La création, en 1982, du Groupe de travail sur les populations autochtones, est l’élément le plus significatif de l’ouverture de l’ONU à la situation de ces peuples. Le Groupe de travail s’est attaqué rapidement à l’élaboration d’un projet de normes internationales. C’est ainsi qu’en 1993, il a mis la touche finale à un projet de Déclaration des droits des peuples autochtones en vue de son adoption éventuelle par l’Assemblée générale des Nations Unies. Entre-temps, l’Assemblée générale consacrait 1993 « Année internationale des populations autochtones » ainsi que 1994-2003, « Décennie internationale des populations autochtones ». Elle a également approuvé l’idée de créer au sein du système des Nations Unies, « une instance permanente pour les populations autochtones ».
Trente années d’efforts soutenus en vue d’une reconnaissance internationale, voilà qui méritait un dénouement heureux. Il est survenu le 15 septembre 2007 lorsque l’Assemblée générale des Nations unies a adopté la Déclaration des Nations unies sur les droits des peuples autochtones. Les enjeux étaient importants puisque la déclaration reconnaît que les Autochtones constituent non pas des minorités raciales, ethniques, religieuses ou linguistiques mais bien des peuples libres et égaux à tous les autres peuples et qui « ont le droit à l’autodétermination » (article 3). En matière de développement des ressources sur les terres autochtones la Déclaration veut mettre fin aux politiques unilatérales des États. Son article 32, notamment, établit que les États sont tenus de consulter les peuples autochtones et de coopérer avec eux « en vue d’obtenir leur consentement, donné librement et en connaissance de cause, avant l’approbation de tout projet ayant des incidences sur leurs terres ou territoires… » (Nations Unies, Assemblée générale, 2007)
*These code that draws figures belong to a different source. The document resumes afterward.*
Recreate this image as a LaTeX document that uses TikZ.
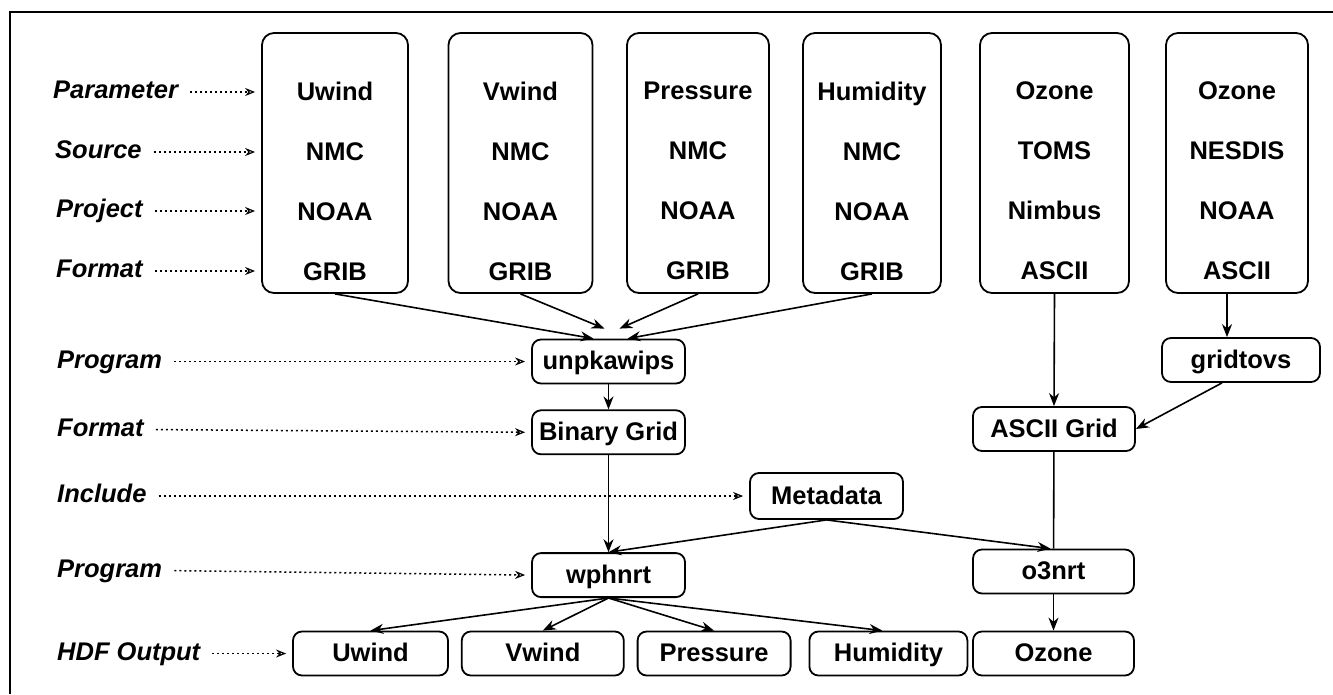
\documentclass[tikz,border=0pt]{standalone}
\usepackage{fontspec}
\setmainfont{Liberation Sans}
\usetikzlibrary{arrows.meta,positioning}

\begin{document}
\begin{tikzpicture}[
  x=1pt, y=-1pt,
  font=\fontsize{25.5}{30}\selectfont\bfseries,
  col/.style={draw, rounded corners=12pt, line width=1.8pt, minimum height=260pt, inner sep=0pt},
  stack/.style={align=center, font=\fontsize{25.5}{60}\selectfont\bfseries, inner sep=0pt},
  box/.style={draw, rounded corners=9pt, line width=1.8pt, minimum height=44pt, inner sep=0pt, text height=18pt, text depth=2pt},
  lab/.style={anchor=west, font=\fontsize{25.5}{30}\selectfont\bfseries\itshape, inner sep=0pt, text height=18pt, text depth=5pt},
  arr/.style={-{Stealth[length=13pt, width=10pt]}, line width=1.6pt},
  dotarr/.style={-{Stealth[length=10pt, width=8pt, open, line width=1.2pt]}, line width=1.5pt, dash pattern=on 2pt off 3pt, shorten <=12pt, shorten >=6pt},
]
\useasboundingbox (0,0) rectangle (1333,694);
% ── frame ─────────────────────────────────────────────────────────────────
\draw[line width=1.8pt] (10,694) -- (10,12) -- (1333,12);

% ── source columns ────────────────────────────────────────────────────────
\node[col, minimum width=146pt] (colU) at (335,163) {};
\node[col, minimum width=144pt] (colV) at (520.5,163) {};
\node[col, minimum width=142pt] (colP) at (698,163) {};
\node[col, minimum width=138pt] (colH) at (872,163) {};
\node[col, minimum width=149pt] (colT) at (1054.5,163) {};
\node[col, minimum width=142pt] (colN) at (1237,163) {};
\node[stack] (txU) at ([yshift=-18pt]colU.center) {Uwind\\NMC\\NOAA\\GRIB};
\node[stack] (txV) at ([yshift=-18pt]colV.center) {Vwind\\NMC\\NOAA\\GRIB};
\node[stack] (txP) at ([yshift=-18pt]colP.center) {Pressure\\NMC\\NOAA\\GRIB};
\node[stack] (txH) at ([yshift=-18pt]colH.center) {Humidity\\NMC\\NOAA\\GRIB};
\node[stack] (txT) at ([yshift=-18pt]colT.center) {Ozone\\TOMS\\Nimbus\\ASCII};
\node[stack] (txN) at ([yshift=-18pt]colN.center) {Ozone\\NESDIS\\NOAA\\ASCII};

% ── processing ────────────────────────────────────────────────────────────
\node[box, minimum width=153pt] (unpk) at (608.5,361.5) {unpkawips};
\node[box, minimum width=153pt, below=25pt of unpk] (bin) {Binary Grid};
\node[box, minimum width=153pt, minimum height=46pt] (meta) at (826.5,496) {Metadata};
\node[box, minimum width=153pt, below=97pt of bin] (wph) {wphnrt};
\node[box, minimum width=158pt] (gtv) at (1241,360) {gridtovs};
\node[box, minimum width=162pt] (agrid) at (1054,429) {ASCII Grid};
\node[box, minimum width=161pt] (o3) at (1053.5,571.5) {o3nrt};

% ── HDF output ────────────────────────────────────────────────────────────
\node[box, minimum width=155pt] (outU) at (370.5,653.5) {Uwind};
\node[box, minimum width=162pt, right=12pt of outU] (outV) {Vwind};
\node[box, minimum width=153pt, right=12pt of outV] (outP) {Pressure};
\node[box, minimum width=158pt, right=17pt of outP] (outH) {Humidity};
\node[box, minimum width=161pt] (outO) at (1053.5,653.5) {Ozone};

% ── row labels ────────────────────────────────────────────────────────────
\node[lab] (lbPar) at (53,92) {Parameter};
\node[lab] (lbSrc) at (55,152) {Source};
\node[lab] (lbPrj) at (56,211) {Project};
\node[lab] (lbFmt) at (56,271) {Format};
\node[lab] (lbPrgA) at (57,361.5) {Program};
\node[lab] (lbFmtB) at (57,429.5) {Format};
\node[lab] (lbInc) at (57,496) {Include};
\node[lab] (lbPrgB) at (57,570.5) {Program};
\node[lab] (lbHdf) at (57,653.5) {HDF Output};

% ── label arrows ──────────────────────────────────────────────────────────
\draw[dotarr] (lbPar.east) -- (lbPar.east -| colU.west);
\draw[dotarr] (lbSrc.east) -- (lbSrc.east -| colU.west);
\draw[dotarr] (lbPrj.east) -- (lbPrj.east -| colU.west);
\draw[dotarr] (lbFmt.east) -- (lbFmt.east -| colU.west);
\draw[dotarr] (lbPrgA.east) -- (unpk.west);
\draw[dotarr] (lbFmtB.east) -- (bin.west);
\draw[dotarr] (lbInc.east) -- (meta.west);
\draw[dotarr] (lbPrgB.east) -- (wph.west);
\draw[dotarr] (lbHdf.east) -- (outU.west);

% ── flow arrows ───────────────────────────────────────────────────────────
\draw[arr] (colU.south) -- ([xshift=-15pt]unpk.north);
\draw[arr] (colV.south) -- ([xshift=-4pt, yshift=10pt]unpk.north);
\draw[arr] (colP.south) -- ([xshift=11pt, yshift=10pt]unpk.north);
\draw[arr] (colH.south) -- ([xshift=19pt]unpk.north);
\draw[arr] (unpk) -- (bin);
\draw[arr] (bin) -- (wph);
\draw[arr] (meta.south) -- (wph.north);
\draw[arr] (meta.south) -- ([xshift=-3pt]o3.north);
\draw[arr] (colT.south) -- (agrid.north);
\draw[arr] ([xshift=-10pt]colN.south) -- ([xshift=-14pt]gtv.north);
\draw[arr] ([xshift=-19pt]gtv.south) -- (agrid.east);
\draw[line width=1.6pt] (agrid) -- (o3);
\draw[arr] (o3) -- (outO);
\draw[arr] (wph.south) -- (outU.north);
\draw[arr] (wph.south) -- (outV.north);
\draw[arr] (wph.south) -- (outP.north);
\draw[arr] (wph.south) -- ([xshift=-6pt]outH.north);
\end{tikzpicture}
\end{document}
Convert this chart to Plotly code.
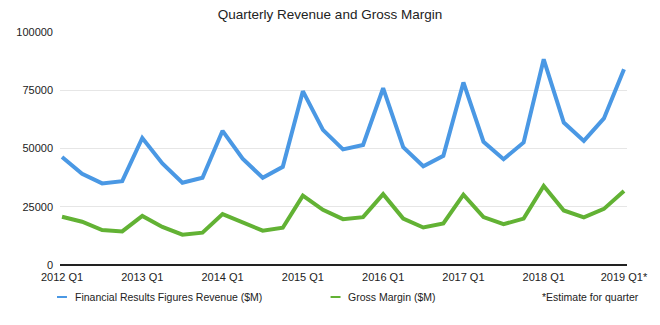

Dans un article paru dans la Revue générale de droit, l’avocat d’origine crie, Roméo Saganash précise ce que représente pour les Autochtones la reconnaissance du droit à l’autodétermination :
Il n’est pas nécessaire toutefois d’être un expert en droit international pour déterminer ce qu’est le droit d’un peuple à l’autodétermination. C’est fondamentalement le droit d’exister, de s’épanouir comme peuple et d’être respecté comme tel par les autres peuples. C’est l’équivalent, au plan collectif, du droit à l’égalité, à la dignité et à la liberté pour une personne humaine. Vu dans cette perspective, le droit à l’autodétermination est un droit inaliénable, indivisible et universel.